[The Cleveland Era by Henry Jones Ford]@TWC D-Link book
The Cleveland Era

CHAPTER IX
9/21

On the 5th of July they performed another operation in the same region for the removal of any tissues which might possibly have been infected.

These operations were so completely successful that the President was fitted with an artificial jaw of vulcanized rubber which enabled him to speak without any impairment of the strength and clearness of his voice.* Immediately after this severe trial, which he bore with calm fortitude, Cleveland had to battle with the raging silver faction, strong in its legislative position through its control of the Senate.
* For details, see New York "Times," Sept.

21, 1917.
When Congress met, the only legislation which the President had to propose was the repeal of the Silver Purchase Act, although he remarked that "tariff reform has lost nothing of its immediate and permanent importance and must in the near future engage the attention of Congress." It was a natural inference, therefore, that the Administration had no financial policy beyond putting a stop to treasury purchases of silver, and there was a vehement outcry against an action which seemed to strike against the only visible source of additional currency.

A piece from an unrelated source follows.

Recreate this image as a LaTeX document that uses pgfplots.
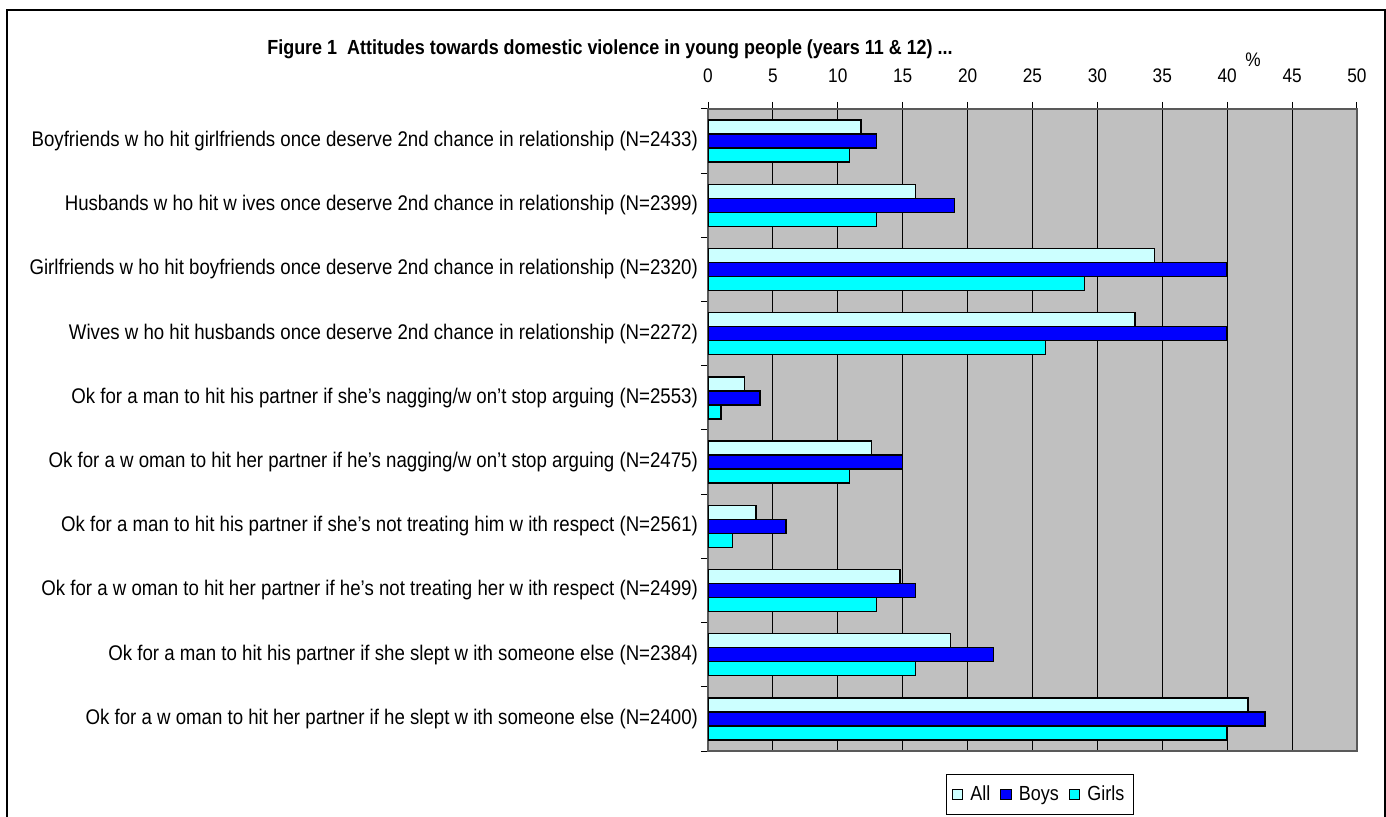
\documentclass[border=0pt]{standalone}
\usepackage{fontspec}
\setmainfont{Liberation Sans}[FakeStretch=0.88]
\usepackage{pgfplots}
\pgfplotsset{compat=1.18}
\definecolor{allc}{HTML}{CCFFFF}
\definecolor{boysc}{HTML}{0000FF}
\definecolor{girlsc}{HTML}{00FFFF}
\definecolor{plotbg}{HTML}{C0C0C0}
\begin{document}
\begin{tikzpicture}[x=0.5pt,y=0.5pt]
\path[use as bounding box] (0,0) rectangle (1386,817);
\draw[line width=0.75pt] (7,-20) -- (7,807) -- (1385,807) -- (1385,-20);
\begin{axis}[
  at={(354pt,33pt)}, anchor=south west,
  width=324.5pt, height=321pt, scale only axis,
  xbar, bar width=7pt,
  xmin=0, xmax=50, ymin=-0.5, ymax=9.5, y dir=reverse,
  axis background/.style={fill=plotbg},
  axis line style={draw=gray!70!black, line width=0.6pt},
  xtick={0,5,...,50}, xtick pos=upper, xticklabel pos=upper,
  tick align=outside, major tick length=3.5pt,
  tick style={draw=black, line width=0.5pt},
  xmajorgrids, grid style={draw=black, line width=0.5pt},
  /pgf/number format/assume math mode=true,
  xticklabel style={font=\fontsize{9.8pt}{10pt}\selectfont, yshift=6pt},
  ytick={-0.5,0.5,...,9.5}, ytick pos=left,
  y tick label as interval,
  yticklabel style={font=\fontsize{10.6pt}{11pt}\selectfont, align=right, xshift=2pt},
  yticklabels={
    {Boyfriends w ho hit girlfriends once deserve 2nd chance in relationship (N=2433)},
    {Husbands w ho hit w ives once deserve 2nd chance in relationship (N=2399)},
    {Girlfriends w ho hit boyfriends once deserve 2nd chance in relationship (N=2320)},
    {Wives w ho hit husbands once deserve 2nd chance in relationship (N=2272)},
    {Ok for a man to hit his partner if she's nagging/w on't stop arguing (N=2553)},
    {Ok for a w oman to hit her partner if he's nagging/w on't stop arguing (N=2475)},
    {Ok for a man to hit his partner if she's not treating him w ith respect (N=2561)},
    {Ok for a w oman to hit her partner if he's not treating her w ith respect (N=2499)},
    {Ok for a man to hit his partner if she slept w ith someone else (N=2384)},
    {Ok for a w oman to hit her partner if he slept w ith someone else (N=2400)}},
  legend columns=3,
  legend style={at={(axis description cs:0.5116,-0.0678)}, anchor=center,
    draw=black, line width=0.5pt, font=\fontsize{10.2pt}{11pt}\selectfont,
    inner xsep=2.5pt, inner ysep=3.5pt,
    /tikz/every odd column/.append style={column sep=1.5pt},
    /tikz/every even column/.append style={column sep=3pt}},
  legend image code/.code={\draw[#1,draw=black,line width=0.6pt] (0pt,-2.6pt) rectangle (5.2pt,2.6pt);},
]
\addplot[fill=allc, draw=black, line width=0.75pt, bar shift=7pt] coordinates {
(11.8,0) (16,1) (34.4,2) (32.9,3) (2.8,4) (12.6,5) (3.7,6) (14.8,7) (18.7,8) (41.6,9)};
\addlegendentry{All}
\addplot[fill=boysc, draw=black, line width=0.75pt, bar shift=0pt] coordinates {
(13,0) (19,1) (40,2) (40,3) (4,4) (15,5) (6,6) (16,7) (22,8) (42.9,9)};
\addlegendentry{Boys}
\addplot[fill=girlsc, draw=black, line width=0.75pt, bar shift=-7pt] coordinates {
(10.9,0) (13,1) (29,2) (26,3) (1,4) (10.9,5) (1.9,6) (13,7) (16,8) (40,9)};
\addlegendentry{Girls}
\end{axis}
\node[anchor=base, font=\bfseries\fontsize{10.2pt}{11pt}\selectfont] at (610,762)
  {Figure 1\ \ Attitudes towards domestic violence in young people (years 11 \& 12) ...};
\node[font=\fontsize{9.8pt}{10pt}\selectfont] at (1253,757) {\%};
\end{tikzpicture}
\end{document}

President Cleveland was even denounced as a tool of Wall Street, and the panic was declared to be the result of a plot of British and American bankers against silver.
Nevertheless, on the 28th of August, the House passed a repeal bill by a vote of 240 to 110.

There was a long and violent struggle in the Senate, where such representative anomalies existed that Nevada with a population of 45,761 had the same voting power as New York with 5,997,853.